Leticia, a young student from Uganda, writes to Key Club. Legacy students can help raise money for Leticia by purchasing socks from Key Club during lunch in Nov.

The We Help Two organization is a partner of Key Club International and works to send children in Africa to school. The program focuses on education in poverty-stricken areas where they would not receive the same school experience. A committee, led by Caroline Brown and Hannah Brantley, hopes to meet their goal of 105 packages sold through Nov.

“It’s for a really good cause and I am happy to be a part of it,” Brantley said. “We will be able to send a girl to school and really impact her life.”

The Key Club is responsible for a 12-year-old girl in Uganda named Leticia. She will receive school fees, new uniforms and meals. Her teacher will receive a portion of their salary on behalf of the We Help Two organization.

“We hope to sell enough packages to send our child to school,” Key Club President Camilla Brown said. “We want to help build a more caring environment for our school and involve everyone in helping.”

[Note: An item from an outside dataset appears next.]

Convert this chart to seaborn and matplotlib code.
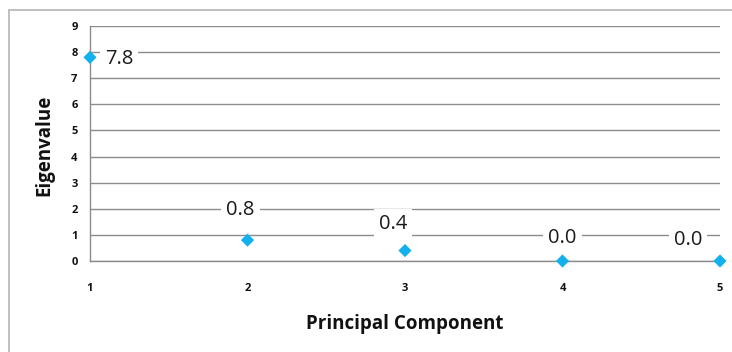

Key Club began its partnership with the We Help Two program in 2018 through the Socks for Legs project which donated a prosthetic leg to a child in need. This year, they wanted to shift focus to the Socks for School in support of a child in Africa. 

“We want to give her a really successful school year and be able to sponsor her again to get her all the way through school,” Brantley said. 

The Key Club received a letter from Leticia thanking them for their sponsorship and telling them about herself. They will continue to write letters and stay in contact with Leticia throughout her school year.

“We hope she will be able to go to college and get more opportunities for herself,” Brown said. “We want to inspire her just as much as she has inspired us.”